AFTER fumbling his way over the past three weeks, Dr Somkid Jatusripitak has begun to find some clues in the dark labyrinth of the Finance Ministry. On Wednesday the finance minister signalled that he was contemplating immediate measures to jump-start the moribund economy. The stimulus measures would go directly to boost the export, tourism and real estate industries. Simultaneously, Somkid would be erecting a Chinese wall to curb the influx of luxury imports.

This signal is critical, coming at a time when both the US and Japanese economies are showing worrying signs of excessive weakness. Over the past three years the Thai crisis has been spared the wrath of total damnation because of the buying power of the US and Japan, which suck in almost 50 per cent of Thai exports. If buying orders from these two markets were to recede, the Thai economy would be hard hit and its recovery delayed further.

Therefore, Somkid is really in a desperate situation to stimulate domestic consumption, otherwise the economy will slip into a recession. His most important task now is to jump-start growth. He is beginning to get things right, but he will certainly need a larger, even more effective, stimulus package that must be pushed out as quickly as possible to achieve a modest economic growth rate.

For Thailand, a modest growth rate is 4 per cent, which barely ensures a normal business environment. A growth rate below 4 per cent will not only complicate the bad debts and banking problems, but also deter fresh loans from being released to small and medium businesses which Somkid really would like to see.

The problem with Somkid is that he has to work within the broad framework of the Thai Rak Thai-led government's 10 policy priorities. These policies do not address the immediate need of stimulating domestic consumption. The Thai Asset Management Corporation will not add new money to the economy. Nor will debt suspension, the village fund programme, universal health care coverage, the SME Bank and the People's Bank. The timing of their implementation is also in doubt.

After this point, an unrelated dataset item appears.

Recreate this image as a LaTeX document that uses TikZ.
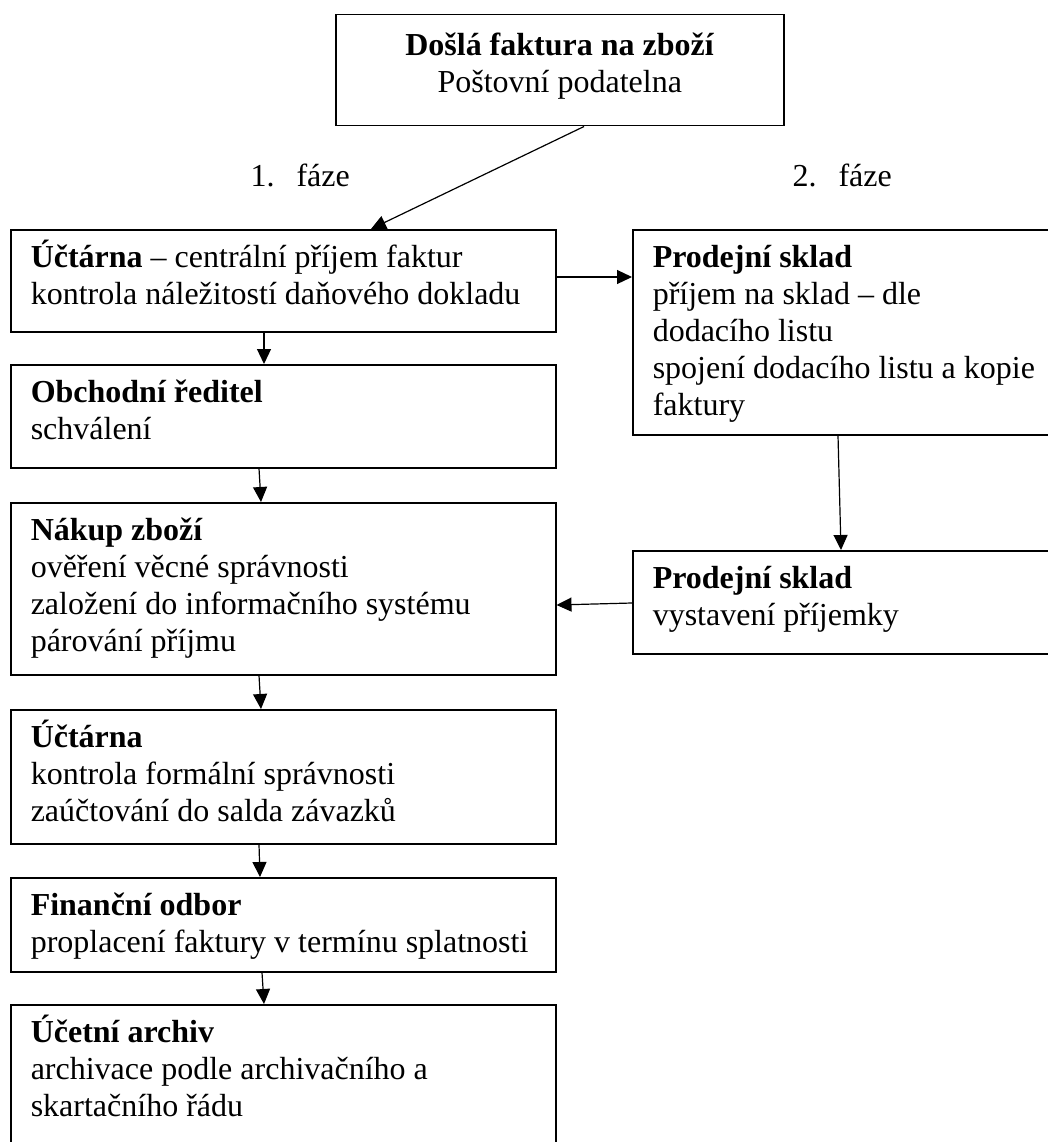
\documentclass[tikz,border=0pt]{standalone}
\usepackage{fontspec}
\setmainfont{Liberation Serif}
\usetikzlibrary{positioning}
\usetikzlibrary{arrows.meta}

\newcommand{\stagetext}[3]{\parbox[t][#2][t]{#1}{\raggedright\rule{0pt}{38pt}#3}}

\tikzset{
  stage/.style={draw, rectangle, line width=1.5pt, anchor=north west, inner xsep=20pt, inner ysep=0pt},
  flow/.style={-{Triangle[length=15pt,width=14pt]}, line width=1.2pt}
}

\begin{document}
\begin{tikzpicture}[x=1pt, y=-1pt, font=\fontsize{32}{37}\selectfont]
            % Invoice flow through the departments
            \useasboundingbox (0,0) rectangle (1048,1142);
            \clip (0,0) rectangle (1048,1142);

            \node[stage] (dosla) at (335,14) {\parbox[t][111pt][t]{408pt}{\centering\rule{0pt}{41pt}\textbf{Došlá faktura na zboží}\\Poštovní podatelna}};

            \node[anchor=base west] (faze1) at (247,186) {1.\hspace{22pt}fáze};
            \node[anchor=base west] (faze2) at (789,186) {2.\hspace{22pt}fáze};

            \node[stage] (uctarna1) at (10,229) {\stagetext{505pt}{102pt}{\textbf{Účtárna} – centrální příjem faktur\\kontrola náležitostí daňového dokladu}};
            \node[stage] (reditel) at (10,364) {\stagetext{505pt}{103pt}{\textbf{Obchodní ředitel}\\schválení}};
            \node[stage] (nakup) at (10,502) {\stagetext{505pt}{172pt}{\textbf{Nákup zboží}\\ověření věcné správnosti\\založení do informačního systému\\párování příjmu}};
            \node[stage] (uctarna2) at (10,709) {\stagetext{505pt}{134pt}{\textbf{Účtárna}\\kontrola formální správnosti\\zaúčtování do salda závazků}};
            \node[stage] (financni) at (10,877) {\stagetext{505pt}{94pt}{\textbf{Finanční odbor}\\proplacení faktury v termínu splatnosti}};
            \node[stage] (archiv) at (10,1004) {\stagetext{505pt}{160pt}{\textbf{Účetní archiv}\\archivace podle archivačního a\\skartačního řádu}};

            \node[stage] (sklad1) at (632,229) {\stagetext{400pt}{205pt}{\textbf{Prodejní sklad}\\příjem na sklad – dle\\dodacího listu\\spojení dodacího listu a kopie\\faktury}};
            \node[stage] (sklad2) at (632,550) {\stagetext{400pt}{103pt}{\textbf{Prodejní sklad}\\vystavení příjemky}};

            \draw[flow] ([xshift=249pt]dosla.south west) -- ([xshift=361pt]uctarna1.north west);
            \draw[flow] ([yshift=-48pt]uctarna1.north east) -- ([yshift=-48pt]sklad1.north west);
            \draw[flow] ([xshift=254pt]uctarna1.south west) -- ([xshift=254pt]reditel.north west);
            \draw[flow] ([xshift=249pt]reditel.south west) -- ([xshift=251pt]nakup.north west);
            \draw[flow] ([xshift=206pt]sklad1.south west) -- ([xshift=209pt]sklad2.north west);
            \draw[flow] ([yshift=-53pt]sklad2.north west) -- ([yshift=-103pt]nakup.north east);
            \draw[flow] ([xshift=249pt]nakup.south west) -- ([xshift=251pt]uctarna2.north west);
            \draw[flow] ([xshift=249pt]uctarna2.south west) -- ([xshift=250pt]financni.north west);
            \draw[flow] ([xshift=252pt]financni.south west) -- ([xshift=254pt]archiv.north west);
        \end{tikzpicture}
\end{document}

Thai Rak Thai's policy platform is a work of genius marketing that helped the party to win the landslide election. Some of the policy measures are sound, with implications for social development and income distribution. But the whole platform, which addresses the long-term structural problems of Thailand, is not an answer to the present economic quagmire.

Advisors to the Thai Rak Thai Party, including Somkid, have got it all wrong. They believe that the party's economic programme, which aims to inject money to the grass-roots level and increase the purchasing power of rural people, is a remedy for the Thai economic problems. This is not going to happen.

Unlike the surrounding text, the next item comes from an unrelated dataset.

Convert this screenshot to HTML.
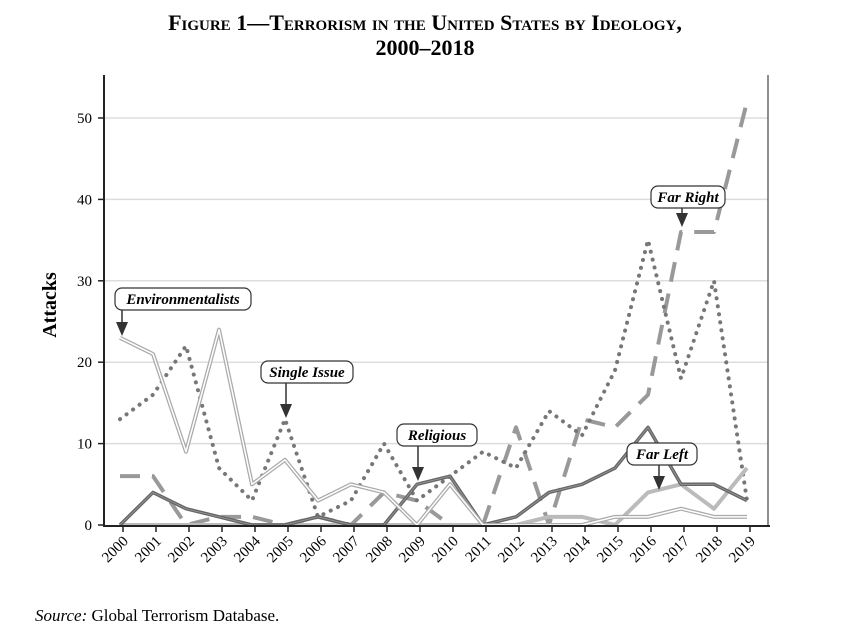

Just take a look at Thai Rak Thai's main constituency, which is the rural or farm sector. Agriculture accounts for about 12 per cent of gross domestic product (GDP). Yet this sector puts food on the table for 30-40 million Thais out of the total population of 62 million. This implies that most Thais' living standards are quite low. Any policy to help these folks is highly commendable, yet the farm sector is not the driving machine of Thai economic growth.

Ploughing money into the rural sector may win votes but it won't result in high economic growth. Rural folks do not pay taxes. Traditionally, they depend on government subsidies in different forms. Simply put, how can an economic growth of a minimum 4 to 5 per cent be sustained if all Thai Rak Thai's measures are diverted to a sector that accounts for only 12 per cent of the GDP? The mathematics do not add up. Thai Rak Thai's efforts to create a taxable base through small- and medium-scale enterprises will not happen overnight, or in time to come to the rescue.

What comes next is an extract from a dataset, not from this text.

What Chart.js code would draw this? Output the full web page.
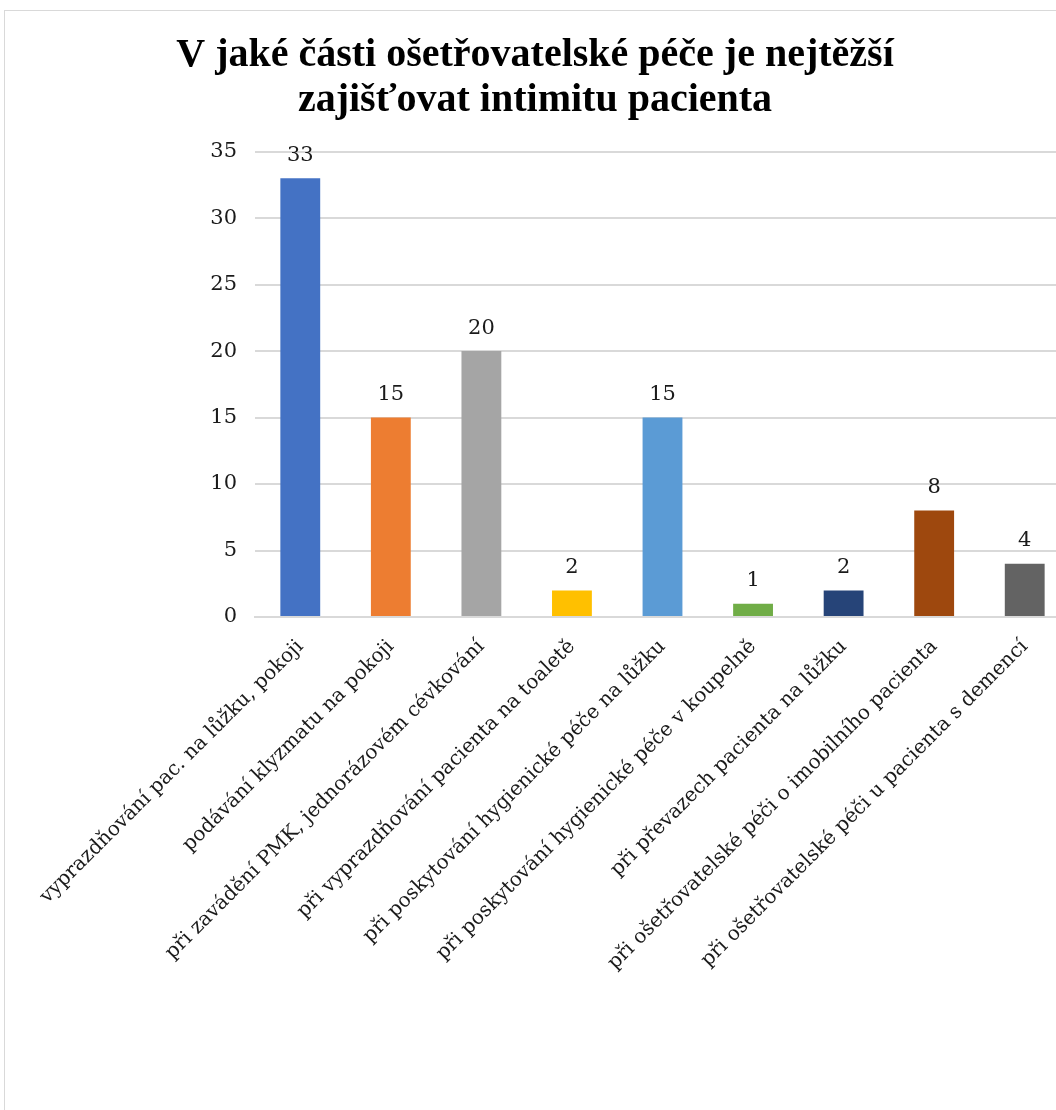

It is the modern industrial and business sector that pays most of the taxes. The modern sector accounts for almost 90 per cent of GDP. Big companies pay 95 per cent of all tax revenues collected by the government. The problem with the Thai economy at this point is that these companies are mostly insolvent due to their indebtedness. Painful corporate restructuring is inevitable to prevent Thailand from facing a Japanese-style recession. Widespread business insolvency has already created the present condition of "liquidity trap", where banks are hoarding money they do not want and cannot lend out, and where interest rates approaching zero won't kick-start the economy.

So instead of monitoring the public sector's spending on infrastructure so that every baht helps stimulate the economy and is not wasted, Somkid and the Thai Rak Thai government are doing the opposite. They are attempting to scale down infrastructure spending in the 2001 fiscal budget so that they will get at least Bt40 billion to finance their populist programmes. This policy reversal will hurt the economy, robbing industries and businesses of a chance to reduce their excess capacity or create more jobs.

It's time for Somkid to step back and redefine the government's approach to economic stimulus. Time is running short. The danger is clear and present. Thailand is already slipping into another round of crisis, as feared by Prime Minister Thaksin Shinawatra.